# RECORDS SHOWN:
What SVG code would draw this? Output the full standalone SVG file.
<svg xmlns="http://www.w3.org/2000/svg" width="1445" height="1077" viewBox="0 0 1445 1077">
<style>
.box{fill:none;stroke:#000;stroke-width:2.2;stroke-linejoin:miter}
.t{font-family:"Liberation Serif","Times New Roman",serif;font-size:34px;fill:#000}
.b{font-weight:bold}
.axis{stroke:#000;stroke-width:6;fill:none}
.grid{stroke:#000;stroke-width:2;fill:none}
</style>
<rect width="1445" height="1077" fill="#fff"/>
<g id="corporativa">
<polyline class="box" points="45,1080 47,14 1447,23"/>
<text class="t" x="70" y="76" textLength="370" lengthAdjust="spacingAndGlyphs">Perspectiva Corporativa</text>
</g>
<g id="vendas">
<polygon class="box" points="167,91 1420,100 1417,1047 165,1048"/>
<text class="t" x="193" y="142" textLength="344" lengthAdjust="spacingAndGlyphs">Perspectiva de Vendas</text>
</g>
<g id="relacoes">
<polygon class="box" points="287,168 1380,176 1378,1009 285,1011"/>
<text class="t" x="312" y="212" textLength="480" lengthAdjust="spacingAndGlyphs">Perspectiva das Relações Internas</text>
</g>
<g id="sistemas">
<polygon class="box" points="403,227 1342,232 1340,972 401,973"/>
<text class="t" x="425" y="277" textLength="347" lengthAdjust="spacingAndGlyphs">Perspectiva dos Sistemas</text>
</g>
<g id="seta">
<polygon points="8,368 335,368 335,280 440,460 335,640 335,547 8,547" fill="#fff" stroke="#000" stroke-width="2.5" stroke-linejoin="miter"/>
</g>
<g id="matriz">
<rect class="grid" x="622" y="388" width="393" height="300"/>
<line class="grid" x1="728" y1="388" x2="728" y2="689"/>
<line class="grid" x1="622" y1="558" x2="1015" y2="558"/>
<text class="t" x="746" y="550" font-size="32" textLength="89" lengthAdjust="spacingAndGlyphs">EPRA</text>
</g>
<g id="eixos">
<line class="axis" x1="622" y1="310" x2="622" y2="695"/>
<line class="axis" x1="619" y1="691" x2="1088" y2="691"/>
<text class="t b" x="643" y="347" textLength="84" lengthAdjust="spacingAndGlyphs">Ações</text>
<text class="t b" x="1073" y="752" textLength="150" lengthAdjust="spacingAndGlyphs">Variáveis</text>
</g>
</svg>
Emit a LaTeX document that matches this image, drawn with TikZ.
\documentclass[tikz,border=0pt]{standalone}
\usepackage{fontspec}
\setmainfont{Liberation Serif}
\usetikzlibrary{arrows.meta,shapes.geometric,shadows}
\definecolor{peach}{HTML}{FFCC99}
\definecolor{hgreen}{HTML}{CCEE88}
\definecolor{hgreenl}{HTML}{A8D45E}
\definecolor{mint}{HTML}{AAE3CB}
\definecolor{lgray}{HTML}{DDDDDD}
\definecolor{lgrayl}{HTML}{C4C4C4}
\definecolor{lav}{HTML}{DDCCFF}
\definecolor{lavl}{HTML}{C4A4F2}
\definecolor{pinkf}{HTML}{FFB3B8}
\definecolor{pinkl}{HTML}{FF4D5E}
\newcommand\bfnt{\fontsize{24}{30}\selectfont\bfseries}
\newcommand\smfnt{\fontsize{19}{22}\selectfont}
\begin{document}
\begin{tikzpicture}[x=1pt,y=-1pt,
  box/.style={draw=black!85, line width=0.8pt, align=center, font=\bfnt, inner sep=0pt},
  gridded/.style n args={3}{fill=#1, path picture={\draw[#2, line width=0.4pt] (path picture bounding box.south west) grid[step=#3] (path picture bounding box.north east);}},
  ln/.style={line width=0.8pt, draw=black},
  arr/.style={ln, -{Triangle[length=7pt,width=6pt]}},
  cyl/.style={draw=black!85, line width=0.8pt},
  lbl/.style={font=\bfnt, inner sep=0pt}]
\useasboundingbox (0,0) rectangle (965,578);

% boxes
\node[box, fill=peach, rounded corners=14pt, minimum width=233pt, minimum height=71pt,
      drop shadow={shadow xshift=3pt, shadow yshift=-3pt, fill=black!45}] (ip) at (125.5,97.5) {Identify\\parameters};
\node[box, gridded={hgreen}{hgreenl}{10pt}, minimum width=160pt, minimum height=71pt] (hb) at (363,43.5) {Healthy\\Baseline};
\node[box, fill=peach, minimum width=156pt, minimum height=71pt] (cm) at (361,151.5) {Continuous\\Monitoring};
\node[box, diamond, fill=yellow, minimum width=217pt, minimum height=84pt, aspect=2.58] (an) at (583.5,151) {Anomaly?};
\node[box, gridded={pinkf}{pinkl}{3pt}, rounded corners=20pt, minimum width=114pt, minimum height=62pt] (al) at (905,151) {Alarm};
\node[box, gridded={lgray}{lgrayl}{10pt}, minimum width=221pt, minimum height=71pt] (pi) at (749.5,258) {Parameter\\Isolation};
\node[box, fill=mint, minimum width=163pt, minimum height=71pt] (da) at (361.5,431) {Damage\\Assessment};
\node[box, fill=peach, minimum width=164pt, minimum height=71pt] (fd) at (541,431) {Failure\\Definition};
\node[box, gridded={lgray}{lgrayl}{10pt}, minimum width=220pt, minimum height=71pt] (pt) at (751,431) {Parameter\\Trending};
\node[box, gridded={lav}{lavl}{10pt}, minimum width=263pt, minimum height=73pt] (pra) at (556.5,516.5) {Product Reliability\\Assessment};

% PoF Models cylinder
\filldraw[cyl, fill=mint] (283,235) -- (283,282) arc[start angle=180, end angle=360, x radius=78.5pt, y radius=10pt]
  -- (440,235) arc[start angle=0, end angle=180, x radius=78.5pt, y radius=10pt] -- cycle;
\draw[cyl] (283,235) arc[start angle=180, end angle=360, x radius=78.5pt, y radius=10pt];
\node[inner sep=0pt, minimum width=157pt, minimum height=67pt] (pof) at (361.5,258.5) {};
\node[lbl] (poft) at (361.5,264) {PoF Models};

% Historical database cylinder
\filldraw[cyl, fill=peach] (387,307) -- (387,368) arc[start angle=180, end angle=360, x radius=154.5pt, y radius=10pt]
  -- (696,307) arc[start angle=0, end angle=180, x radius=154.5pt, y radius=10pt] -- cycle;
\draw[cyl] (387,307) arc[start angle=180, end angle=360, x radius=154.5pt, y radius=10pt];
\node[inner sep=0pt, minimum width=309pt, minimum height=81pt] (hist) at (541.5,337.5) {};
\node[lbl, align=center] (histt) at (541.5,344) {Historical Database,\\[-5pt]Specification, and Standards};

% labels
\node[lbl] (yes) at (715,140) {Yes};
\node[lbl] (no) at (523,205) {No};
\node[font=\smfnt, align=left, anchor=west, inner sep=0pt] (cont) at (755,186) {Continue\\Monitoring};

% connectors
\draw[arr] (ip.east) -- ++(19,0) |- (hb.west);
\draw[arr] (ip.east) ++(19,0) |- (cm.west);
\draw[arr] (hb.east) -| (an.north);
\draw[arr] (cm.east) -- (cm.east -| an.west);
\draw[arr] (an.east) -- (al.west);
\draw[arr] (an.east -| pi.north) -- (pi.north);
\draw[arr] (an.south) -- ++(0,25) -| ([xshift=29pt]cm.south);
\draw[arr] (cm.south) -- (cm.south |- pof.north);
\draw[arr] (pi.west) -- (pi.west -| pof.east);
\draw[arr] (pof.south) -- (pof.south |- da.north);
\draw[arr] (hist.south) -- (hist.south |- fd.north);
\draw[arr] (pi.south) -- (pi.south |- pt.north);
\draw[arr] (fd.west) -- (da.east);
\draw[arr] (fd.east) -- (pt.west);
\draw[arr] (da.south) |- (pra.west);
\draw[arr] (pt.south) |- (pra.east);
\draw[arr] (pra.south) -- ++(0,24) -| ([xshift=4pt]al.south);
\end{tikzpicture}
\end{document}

# THE REQUEST:
All lines above from the one containing "Emit a LaTeX" to the one containing "(0,0) rectangle (965,578);" must be repeated exactly, both lines included, and no others.

# COMPLETED EXERCISE:
Emit a LaTeX document that matches this image, drawn with TikZ.
\documentclass[tikz,border=0pt]{standalone}
\usepackage{fontspec}
\setmainfont{Liberation Serif}
\usetikzlibrary{arrows.meta,shapes.geometric,shadows}
\definecolor{peach}{HTML}{FFCC99}
\definecolor{hgreen}{HTML}{CCEE88}
\definecolor{hgreenl}{HTML}{A8D45E}
\definecolor{mint}{HTML}{AAE3CB}
\definecolor{lgray}{HTML}{DDDDDD}
\definecolor{lgrayl}{HTML}{C4C4C4}
\definecolor{lav}{HTML}{DDCCFF}
\definecolor{lavl}{HTML}{C4A4F2}
\definecolor{pinkf}{HTML}{FFB3B8}
\definecolor{pinkl}{HTML}{FF4D5E}
\newcommand\bfnt{\fontsize{24}{30}\selectfont\bfseries}
\newcommand\smfnt{\fontsize{19}{22}\selectfont}
\begin{document}
\begin{tikzpicture}[x=1pt,y=-1pt,
  box/.style={draw=black!85, line width=0.8pt, align=center, font=\bfnt, inner sep=0pt},
  gridded/.style n args={3}{fill=#1, path picture={\draw[#2, line width=0.4pt] (path picture bounding box.south west) grid[step=#3] (path picture bounding box.north east);}},
  ln/.style={line width=0.8pt, draw=black},
  arr/.style={ln, -{Triangle[length=7pt,width=6pt]}},
  cyl/.style={draw=black!85, line width=0.8pt},
  lbl/.style={font=\bfnt, inner sep=0pt}]
\useasboundingbox (0,0) rectangle (965,578);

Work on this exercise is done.